STORED DATA >>
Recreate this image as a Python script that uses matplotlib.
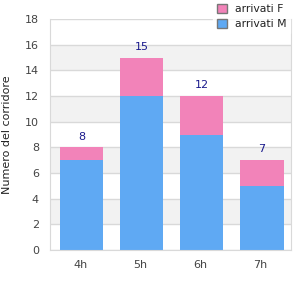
import matplotlib
matplotlib.use("Agg")
import matplotlib.pyplot as plt
import numpy as np

hours = ["4h", "5h", "6h", "7h"]
arrivati_m = [7, 12, 9, 5]
arrivati_f = [1, 3, 3, 2]
totals = [8, 15, 12, 7]

pink = "#f283b9"
blue = "#5fa9f3"
grid = "#d9d9d9"
text_col = "#444444"

fig = plt.figure(figsize=(3, 3), dpi=100)
ax = fig.add_axes([50 / 300, 50 / 300, 240.5 / 300, 231 / 300])

x = np.arange(len(hours))
# alternating bands
for lo in range(2, 18, 4):
    ax.axhspan(lo, lo + 2, color="#f2f2f2", zorder=0, lw=0)
ax.set_yticks(range(0, 19, 2))
ax.yaxis.grid(True, color=grid, lw=1)
ax.set_axisbelow(True)

ax.bar(x + 0.025, arrivati_m, width=0.72, color=blue, label="arrivati M", zorder=2)
ax.bar(x + 0.025, arrivati_f, width=0.72, bottom=arrivati_m, color=pink,
       label="arrivati F", zorder=2)
for xi, t in zip(x, totals):
    ax.text(xi + 0.025, t + 0.45, str(t), ha="center", va="bottom",
            fontsize=8, color="#1a1a8c")

ax.set_xlim(-0.5, 3.5)
ax.set_ylim(0, 18)
ax.set_xticks(x)
ax.set_xticklabels(hours)
ax.tick_params(length=0, labelsize=8, labelcolor=text_col, pad=8)
ax.tick_params(axis="x", pad=7)
for side in ["left", "bottom", "right"]:
    ax.spines[side].set_color(grid)
ax.spines["top"].set_visible(False)
ax.set_ylabel("Numero del corridore", fontsize=8, color="#222222", labelpad=9)

handles, labels = ax.get_legend_handles_labels()
leg = fig.legend(handles[::-1], labels[::-1], loc="upper right",
                 bbox_to_anchor=(0.985, 1.018), frameon=True, fontsize=7.8,
                 handlelength=0.9, handleheight=0.9, handletextpad=0.75,
                 labelspacing=0.45, borderpad=0.35, edgecolor="white",
                 fancybox=False)
leg.get_frame().set_facecolor("white")
for h in leg.legend_handles:
    h.set_edgecolor("#777777")
    h.set_linewidth(1)
for t in leg.get_texts():
    t.set_color("#222222")

fig.savefig("out.png", dpi=100)
plt.close(fig)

STATED EXERCISE >>
From the first line of the material down to the line containing "totals = [8, 15, 12, 7]", inclusive, return each line exactly, skipping any picture.

RESULT OF THIS TASK >>
Recreate this image as a Python script that uses matplotlib.
import matplotlib
matplotlib.use("Agg")
import matplotlib.pyplot as plt
import numpy as np

hours = ["4h", "5h", "6h", "7h"]
arrivati_m = [7, 12, 9, 5]
arrivati_f = [1, 3, 3, 2]
totals = [8, 15, 12, 7]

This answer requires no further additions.